> [Records shown]
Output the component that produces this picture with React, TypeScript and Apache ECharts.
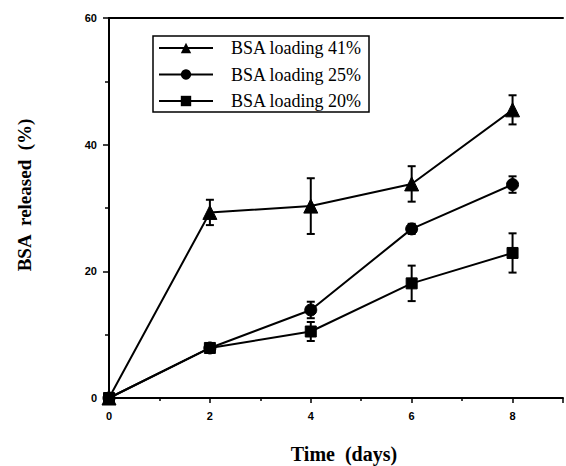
import React, { useEffect, useRef } from "react";
import * as echarts from "echarts";

const days = [0, 2, 4, 6, 8];
const load41 = [0, 29.3, 30.3, 33.8, 45.5];
const load41Err = [0, 2.0, 4.4, 2.8, 2.3];
const load25 = [0, 7.9, 13.9, 26.7, 33.7];
const load25Err = [0, 0.5, 1.3, 0.8, 1.3];
const load20 = [0, 7.9, 10.5, 18.1, 22.9];
const load20Err = [0, 0.5, 1.5, 2.8, 3.1];
const seriesNames = ["BSA loading 41%", "BSA loading 25%", "BSA loading 20%"];
const xTicks = [0, 2, 4, 6, 8];
const yTicks = [0, 20, 40, 60];

const SERIF = "'Liberation Serif', 'DejaVu Serif', serif";
const SANS = "'Liberation Sans', Arial, sans-serif";

function pairs(ys: number[]) {
  return days.map((d, i) => [d, ys[i]]);
}

function errSeries(ys: number[], errs: number[]) {
  return {
    type: "custom",
    silent: true,
    z: 3,
    data: days.map((d, i) => [d, ys[i], errs[i]]),
    renderItem: (_params: any, api: any) => {
      const x = api.value(0);
      const y = api.value(1);
      const e = api.value(2);
      if (!e) return { type: "group", children: [] };
      const top = api.coord([x, y + e]);
      const bot = api.coord([x, y - e]);
      const w = 4;
      const style = { stroke: "#000", lineWidth: 2 };
      return {
        type: "group",
        children: [
          { type: "line", shape: { x1: top[0], y1: top[1], x2: bot[0], y2: bot[1] }, style },
          { type: "line", shape: { x1: top[0] - w, y1: top[1], x2: top[0] + w, y2: top[1] }, style },
          { type: "line", shape: { x1: bot[0] - w, y1: bot[1], x2: bot[0] + w, y2: bot[1] }, style },
        ],
      };
    },
  };
}

export default function App() {
  const ref = useRef<HTMLDivElement>(null);
  useEffect(() => {
    document.body.style.margin = "0";
    if (!ref.current) return;
    const chart = echarts.init(ref.current, undefined, { renderer: "svg" });
    const lineBase = {
      type: "line",
      z: 4,
      lineStyle: { color: "#000", width: 2 },
      itemStyle: { color: "#000", borderColor: "#000" },
      showAllSymbol: true,
    };
    chart.setOption({
      animation: false,
      backgroundColor: "#fff",
      grid: { left: 109, top: 18, right: 0, bottom: 68, containLabel: false },
      legend: {
        orient: "vertical",
        left: 153,
        top: 36,
        data: seriesNames,
        backgroundColor: "#fff",
        borderColor: "#000",
        borderWidth: 1.5,
        borderRadius: 0,
        padding: [3, 7, 2, 5],
        itemWidth: 54,
        itemHeight: 13,
        itemGap: 8.5,
        textStyle: {
          fontFamily: SERIF,
          fontSize: 18,
          lineHeight: 18,
          color: "#000",
          padding: [0, 0, 0, 13],
        },
      },
      xAxis: [
        {
          type: "value",
          min: 0,
          max: 9,
          interval: 2,
          axisLine: { show: true, lineStyle: { color: "#000", width: 2 } },
          axisTick: { show: true, inside: false, length: 5, lineStyle: { color: "#000", width: 1.5 } },
          minorTick: { show: true, splitNumber: 2, length: 3, lineStyle: { color: "#000", width: 1.5 } },
          splitLine: { show: false },
          axisLabel: {
            fontFamily: SANS,
            fontWeight: "bold",
            fontSize: 11,
            color: "#000",
            margin: 12,
            formatter: (v: number) => (xTicks.includes(v) ? String(v) : ""),
          },
        },
        {
          type: "value",
          position: "top",
          min: 0,
          max: 9,
          axisLine: { show: true, onZero: false, lineStyle: { color: "#000", width: 2 } },
          axisTick: { show: false },
          axisLabel: { show: false },
          splitLine: { show: false },
        },
      ],
      yAxis: {
        type: "value",
        min: 0,
        max: 60,
        interval: 20,
        axisLine: { show: true, lineStyle: { color: "#000", width: 2 } },
        axisTick: { show: true, inside: false, length: 6, lineStyle: { color: "#000", width: 1.5 } },
        minorTick: { show: true, splitNumber: 2, length: 4, lineStyle: { color: "#000", width: 1.5 } },
        splitLine: { show: false },
        axisLabel: {
          fontFamily: SANS,
          fontWeight: "bold",
          fontSize: 11,
          color: "#000",
          margin: 12,
          formatter: (v: number) => (yTicks.includes(v) ? String(v) : ""),
        },
      },
      graphic: [
        {
          type: "text",
          x: 344,
          y: 454,
          style: {
            text: "Time  (days)",
            font: `bold 20px ${SERIF}`,
            fill: "#000",
            align: "center",
            verticalAlign: "middle",
          },
        },
        {
          type: "text",
          x: 24,
          y: 195,
          rotation: Math.PI / 2,
          style: {
            text: "BSA  released  (%)",
            font: `bold 19px ${SERIF}`,
            fill: "#000",
            align: "center",
            verticalAlign: "middle",
          },
        },
      ],
      series: [
        { ...lineBase, name: seriesNames[0], data: pairs(load41), symbol: "triangle", symbolSize: 14 },
        { ...lineBase, name: seriesNames[1], data: pairs(load25), symbol: "circle", symbolSize: 12 },
        { ...lineBase, name: seriesNames[2], data: pairs(load20), symbol: "rect", symbolSize: 11 },
        errSeries(load41, load41Err),
        errSeries(load25, load25Err),
        errSeries(load20, load20Err),
      ],
    });
    return () => chart.dispose();
  }, []);
  return <div ref={ref} style={{ width: 566, height: 466 }} />;
}
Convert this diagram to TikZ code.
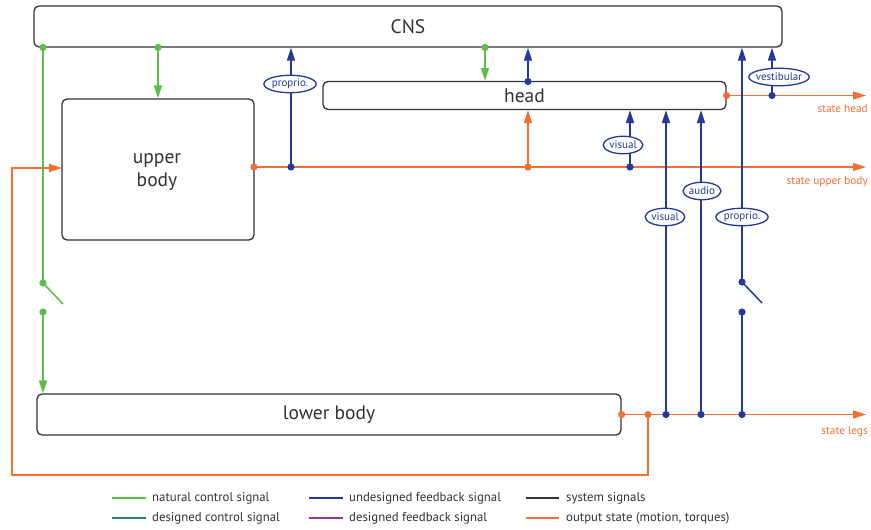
\documentclass[tikz,border=0pt]{standalone}
\usepackage{fontspec}
\setmainfont{PT Sans}
\usetikzlibrary{arrows.meta,shapes.geometric}
\definecolor{cgreen}{RGB}{92,190,72}
\definecolor{cteal}{RGB}{27,138,95}
\definecolor{cblue}{RGB}{36,57,154}
\definecolor{cpurple}{RGB}{147,55,154}
\definecolor{corange}{RGB}{245,110,50}
\definecolor{cbox}{RGB}{51,51,51}
\begin{document}
\begin{tikzpicture}[x=1pt,y=-1pt,
  box/.style={draw=cbox, line width=1.3pt, rounded corners=5pt, fill=white, inner sep=0pt, text=cbox, font=\fontsize{19.5}{23}\selectfont},
  sig/.style={line width=1.5pt},
  tip/.style={-{Triangle[length=13pt,width=8pt]}},
  lbl/.style={ellipse, draw=cblue, line width=1.3pt, fill=white, text=cblue, inner xsep=0.3pt, inner ysep=0pt, minimum height=17.5pt, font=\fontsize{11}{12}\selectfont},
  slbl/.style={text=corange, font=\fontsize{11.3}{13}\selectfont, anchor=east, inner sep=0pt},
  leg/.style={anchor=west, inner sep=0pt, text=cbox, font=\fontsize{12.8}{14}\selectfont},
  legline/.style={line width=2pt}]
\useasboundingbox (0,0) rectangle (871,530);

% boxes
\node[box, minimum width=748pt, minimum height=41pt] (cns) at (408,26.5) {CNS};
\node[box, minimum width=192pt, minimum height=141pt] (upper) at (158,169.5) {};
\node[box, align=center, draw=none, fill=none, rounded corners=0pt] (uppert) at (157,172) {upper\\body};
\node[box, minimum width=403pt, minimum height=28pt] (head) at (524.5,95.5) {head};
\node[box, minimum width=584pt, minimum height=41pt] (lower) at (329,414.5) {lower body};

% coordinates
\coordinate (ou) at (254,167);
\coordinate (ouh) at (528,167);
\coordinate (endU) at (866,167);
\coordinate (endH) at (866,95.5);
\coordinate (endL) at (866,414.5);
\coordinate (ol) at (648,414.5);
\coordinate (lp1) at (12,475);
\coordinate (uin) at (62,168);

\coordinate (b1) at (291,167);
\coordinate (b2) at (528,81.5);
\coordinate (b3) at (630,167);
\coordinate (b4) at (666,414.5);
\coordinate (b5) at (701,414.5);
\coordinate (b6) at (742,414.5);
\coordinate (b6t) at (742,312);
\coordinate (sw2) at (742,282);
\coordinate (sw2e) at (762,303);
\coordinate (b7) at (772,95.5);

\coordinate (gA) at (43,47.5);
\coordinate (sw1) at (43,283);
\coordinate (sw1e) at (63,304);
\coordinate (sw1c) at (43,312);
\coordinate (gB) at (158,47.5);
\coordinate (gC) at (485,47.5);

% orange
\draw[sig, corange, tip] (ou) -- (endU);
\draw[sig, corange, tip] (ouh) -- (ouh |- head.south);
\draw[sig, corange, tip] (head.east) -- (endH);
\draw[sig, corange, tip] (lower.east) -- (endL);
\draw[sig, corange, tip] (ol) |- (lp1) |- (uin);

% blue
\draw[sig, cblue, tip] (b1) -- (b1 |- cns.south);
\draw[sig, cblue, tip] (b2) -- (b2 |- cns.south);
\draw[sig, cblue, tip] (b3) -- (b3 |- head.south);
\draw[sig, cblue, tip] (b4) -- (b4 |- head.south);
\draw[sig, cblue, tip] (b5) -- (b5 |- head.south);
\draw[sig, cblue] (b6) -- (b6t);
\draw[sig, cblue] (sw2) -- (sw2e);
\draw[sig, cblue, tip] (sw2) -- (sw2 |- cns.south);
\draw[sig, cblue, tip] (b7) -- (b7 |- cns.south);

% green
\draw[sig, cgreen] (gA) -- (sw1);
\draw[sig, cgreen] (sw1) -- (sw1e);
\draw[sig, cgreen, tip] (sw1c) -- (sw1c |- lower.north);
\draw[sig, cgreen, tip] (gB) -- (gB |- upper.north);
\draw[sig, cgreen, tip] (gC) -- (gC |- head.north);

% dots
\foreach \p in {gA,sw1,sw1c,gB,gC} \fill[cgreen] (\p) circle[radius=3.6pt];
\foreach \p in {b1,b2,b3,b4,b5,b6,b6t,sw2,b7} \fill[cblue] (\p) circle[radius=3.6pt];
\foreach \p in {ou,ouh,head.east,lower.east,ol} \fill[corange] (\p) circle[radius=3.6pt];

% feedback labels
\node[lbl] (l1) at (290,84) {proprio.};
\node[lbl] (l2) at (623,145) {visual};
\node[lbl] (l3) at (665,217) {visual};
\node[lbl] (l4) at (702,191) {audio};
\node[lbl] (l5) at (742,217) {proprio.};
\node[lbl, inner xsep=-1.8pt] (l6) at (779,77) {vestibular};

% state labels
\node[slbl] (s1) at (868,109) {state head};
\node[slbl] (s2) at (868,182) {state upper body};
\node[slbl] (s3) at (868,432) {state legs};

% legend
\draw[legline, cgreen] (112,498) -- (146,498);
\node[leg] (t1) at (152,498) {natural control signal};
\draw[legline, cteal] (112,518) -- (146,518);
\node[leg] (t2) at (152,518) {designed control signal};
\draw[legline, cblue] (309,498) -- (343,498);
\node[leg] (t3) at (349,498) {undesigned feedback signal};
\draw[legline, cpurple] (309,518) -- (343,518);
\node[leg] (t4) at (349,518) {designed feedback signal};
\draw[legline, cbox] (526,498) -- (559,498);
\node[leg] (t5) at (566,498) {system signals};
\draw[legline, corange] (526,518) -- (559,518);
\node[leg] (t6) at (566,518) {output state (motion, torques)};
\end{tikzpicture}
\end{document}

> [What the exercise asks] With the pictures left out, restate word for word every line of the data above, from the first down to the line that contains "import * as".

> [Task answer]
Output the component that produces this picture with React, TypeScript and Apache ECharts.
import React, { useEffect, useRef } from "react";
import * as echarts from "echarts";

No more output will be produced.